Read our tips on choosing, installing, and maintaining smoke alarms (including how often you should change the battery). Find out how many smoke alarms you need, where to put them and what to do if your smoke alarm keeps going off.
There are special smoke alarms for people who have conditions that may make escape difficult or are vulnerable. See our page about smoke alarms for vulnerable people.
You might also be interested in finding out about carbon monoxide alarms.
Where to put smoke alarms
We recommend you have one smoke alarm in your hallway and one at the top of your stairs. You could also have smoke alarms in your bedrooms.
In smoky or steamy rooms like your kitchen or bathroom, a heat alarm is more suitable. Heat alarms go off when the room reaches a certain temperature. They are just as easy to fit as smoke alarms, and you can buy them for as little as £10 from DIY stores and online.
How many smoke alarms do I need?
The more alarms you have, the safer you'll be. As a minimum, you should have one on each level of your home.
Choosing a smoke alarm
Here are our recommendations for finding the best battery-powered smoke alarms (available from most DIY stores and online).
- Alarms that have a 10-year sealed battery are preferred. However, alarms which require the battery to be replaced regularly are quite acceptable.
- Make sure any alarms you buy are marked with a current British Standards or European (CE) safety mark, which shows they are approved and safe.
- During a home safety visit, we supply and fit smoke alarms with a 10-year sealed battery and two-type detection.
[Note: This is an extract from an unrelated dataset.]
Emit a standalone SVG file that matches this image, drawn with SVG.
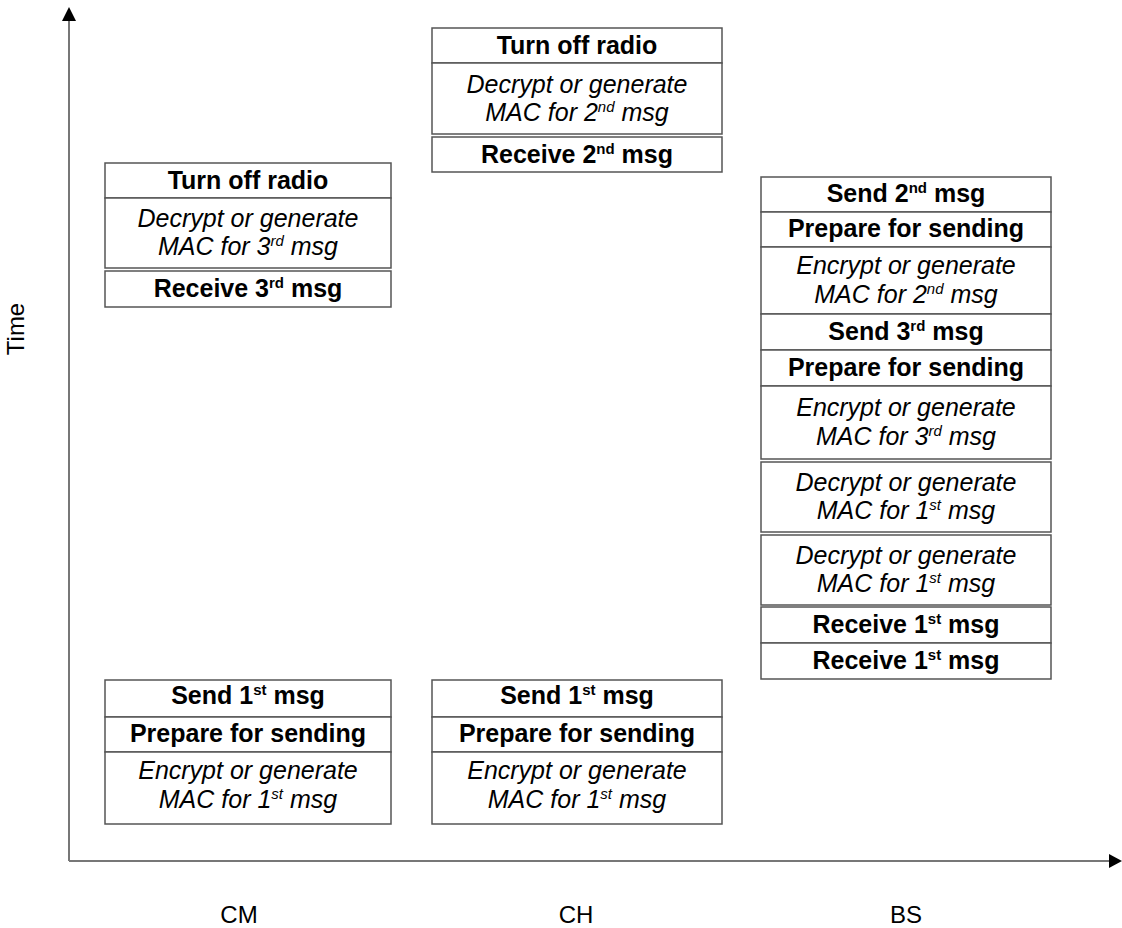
<svg xmlns="http://www.w3.org/2000/svg" width="1122" height="928" viewBox="0 0 1122 928">
<style>
.box{fill:#fff;stroke:#555;stroke-width:1.5}
.b{font-family:"Liberation Sans",Arial,sans-serif;font-weight:bold;font-size:25px;text-anchor:middle;fill:#000}
.i{font-family:"Liberation Sans",Arial,sans-serif;font-style:italic;font-size:25px;text-anchor:middle;fill:#000}
.lbl{font-family:"Liberation Sans",Arial,sans-serif;font-size:24px;text-anchor:middle;fill:#000}
.ax{stroke:#777;stroke-width:2;fill:none}
.sup{font-size:15px}
</style>
<rect width="1122" height="928" fill="#fff"/>
<g id="connectors">
<line class="ax" x1="69" y1="861" x2="69" y2="18"/>
<polygon points="69,7 62,21 76,21" fill="#000"/>
<line class="ax" x1="69" y1="861" x2="1112" y2="861"/>
<polygon points="1122,861 1109,854 1109,868" fill="#000"/>
</g>
<g id="labels">
<text class="lbl" x="239" y="923">CM</text>
<text class="lbl" x="576" y="923">CH</text>
<text class="lbl" x="906" y="923">BS</text>
<text class="lbl" font-size="21" transform="translate(24,329) rotate(-90)" x="0" y="0">Time</text>
</g>
<!-- CM top -->
<g id="cm-turnoff"><rect class="box" x="105" y="163" width="286" height="35"/><text class="b" x="248" y="188.5">Turn off radio</text></g>
<g id="cm-decrypt3"><rect class="box" x="105" y="198" width="286" height="70"/><text class="i" x="248" y="227">Decrypt or generate</text><text class="i" x="248" y="255">MAC for 3<tspan class="sup" dy="-9">rd</tspan><tspan dy="9"> msg</tspan></text></g>
<g id="cm-receive3"><rect class="box" x="105" y="271" width="286" height="36"/><text class="b" x="248" y="297">Receive 3<tspan class="sup" dy="-9">rd</tspan><tspan dy="9"> msg</tspan></text></g>
<!-- CH top -->
<g id="ch-turnoff"><rect class="box" x="432" y="28" width="290" height="35"/><text class="b" x="577" y="53.5">Turn off radio</text></g>
<g id="ch-decrypt2"><rect class="box" x="432" y="63" width="290" height="71"/><text class="i" x="577" y="92.5">Decrypt or generate</text><text class="i" x="577" y="120.5">MAC for 2<tspan class="sup" dy="-9">nd</tspan><tspan dy="9"> msg</tspan></text></g>
<g id="ch-receive2"><rect class="box" x="432" y="137" width="290" height="35"/><text class="b" x="577" y="162.5">Receive 2<tspan class="sup" dy="-9">nd</tspan><tspan dy="9"> msg</tspan></text></g>
<!-- BS -->
<g id="bs-send2"><rect class="box" x="761" y="177" width="290" height="35"/><text class="b" x="906" y="201.5">Send 2<tspan class="sup" dy="-9">nd</tspan><tspan dy="9"> msg</tspan></text></g>
<g id="bs-prepare1"><rect class="box" x="761" y="212" width="290" height="35"/><text class="b" x="906" y="236.5">Prepare for sending</text></g>
<g id="bs-encrypt2"><rect class="box" x="761" y="247" width="290" height="67"/><text class="i" x="906" y="274">Encrypt or generate</text><text class="i" x="906" y="303">MAC for 2<tspan class="sup" dy="-9">nd</tspan><tspan dy="9"> msg</tspan></text></g>
<g id="bs-send3"><rect class="box" x="761" y="314" width="290" height="36"/><text class="b" x="906" y="340">Send 3<tspan class="sup" dy="-9">rd</tspan><tspan dy="9"> msg</tspan></text></g>
<g id="bs-prepare2"><rect class="box" x="761" y="350" width="290" height="36"/><text class="b" x="906" y="376">Prepare for sending</text></g>
<g id="bs-encrypt3"><rect class="box" x="761" y="386" width="290" height="73"/><text class="i" x="906" y="416">Encrypt or generate</text><text class="i" x="906" y="444.5">MAC for 3<tspan class="sup" dy="-9">rd</tspan><tspan dy="9"> msg</tspan></text></g>
<g id="bs-decrypt1a"><rect class="box" x="761" y="462" width="290" height="70"/><text class="i" x="906" y="490.5">Decrypt or generate</text><text class="i" x="906" y="519">MAC for 1<tspan class="sup" dy="-9">st</tspan><tspan dy="9"> msg</tspan></text></g>
<g id="bs-decrypt1b"><rect class="box" x="761" y="535" width="290" height="70"/><text class="i" x="906" y="564">Decrypt or generate</text><text class="i" x="906" y="592">MAC for 1<tspan class="sup" dy="-9">st</tspan><tspan dy="9"> msg</tspan></text></g>
<g id="bs-receive1a"><rect class="box" x="761" y="607" width="290" height="36"/><text class="b" x="906" y="633">Receive 1<tspan class="sup" dy="-9">st</tspan><tspan dy="9"> msg</tspan></text></g>
<g id="bs-receive1b"><rect class="box" x="761" y="643" width="290" height="36"/><text class="b" x="906" y="668.5">Receive 1<tspan class="sup" dy="-9">st</tspan><tspan dy="9"> msg</tspan></text></g>
<!-- CM bottom -->
<g id="cm-send1"><rect class="box" x="105" y="680" width="286" height="37"/><text class="b" x="248" y="704">Send 1<tspan class="sup" dy="-9">st</tspan><tspan dy="9"> msg</tspan></text></g>
<g id="cm-prepare"><rect class="box" x="105" y="717" width="286" height="35"/><text class="b" x="248" y="742">Prepare for sending</text></g>
<g id="cm-encrypt1"><rect class="box" x="105" y="752" width="286" height="72"/><text class="i" x="248" y="779">Encrypt or generate</text><text class="i" x="248" y="807.5">MAC for 1<tspan class="sup" dy="-9">st</tspan><tspan dy="9"> msg</tspan></text></g>
<!-- CH bottom -->
<g id="ch-send1"><rect class="box" x="432" y="680" width="290" height="37"/><text class="b" x="577" y="704">Send 1<tspan class="sup" dy="-9">st</tspan><tspan dy="9"> msg</tspan></text></g>
<g id="ch-prepare"><rect class="box" x="432" y="717" width="290" height="35"/><text class="b" x="577" y="742">Prepare for sending</text></g>
<g id="ch-encrypt1"><rect class="box" x="432" y="752" width="290" height="72"/><text class="i" x="577" y="779">Encrypt or generate</text><text class="i" x="577" y="807.5">MAC for 1<tspan class="sup" dy="-9">st</tspan><tspan dy="9"> msg</tspan></text></g>
</svg>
Other types of alarm detection
Although we want you to have a smoke alarm on every level of your home, we don’t recommend fitting a smoke alarm in the kitchen. If you would like an alarm in the kitchen it needs to be a heat alarm. A heat alarm will give you a warning of an increase in temperature caused by fire but will not be set off by cooking fumes.
Some battery or mains alarms can be interlinked, so that when one alarm detects a fire they all go off together, giving you a warning wherever you are in your home.
It's also possible to fit extra automatic 'fire suppression' systems at home – that's things like sprinklers. These are a great idea if there's anything that might prevent you from escaping quickly.
Fitting a smoke alarm
Installing a smoke alarm only takes a few minutes - just follow the manufacturer's instructions.
Smoke alarms should always be mounted on the ceiling, near the middle of the room or hall, and at least 30cm (one foot) away from a wall or light.
Testing your smoke alarm
An average of 90 people die each year due to the battery in their alarm being flat or missing.
To keep your smoke alarm in good working order:
- test it once a week, or once a month as a minimum, by pressing the test button until the alarm sounds
- change the battery once a year (unless it's a ten-year alarm).
Most smoke alarms need replacing after 10 years. Check your warranty and replace your alarm every 10 years.
In the event of a fire: get out, stay out and call 999.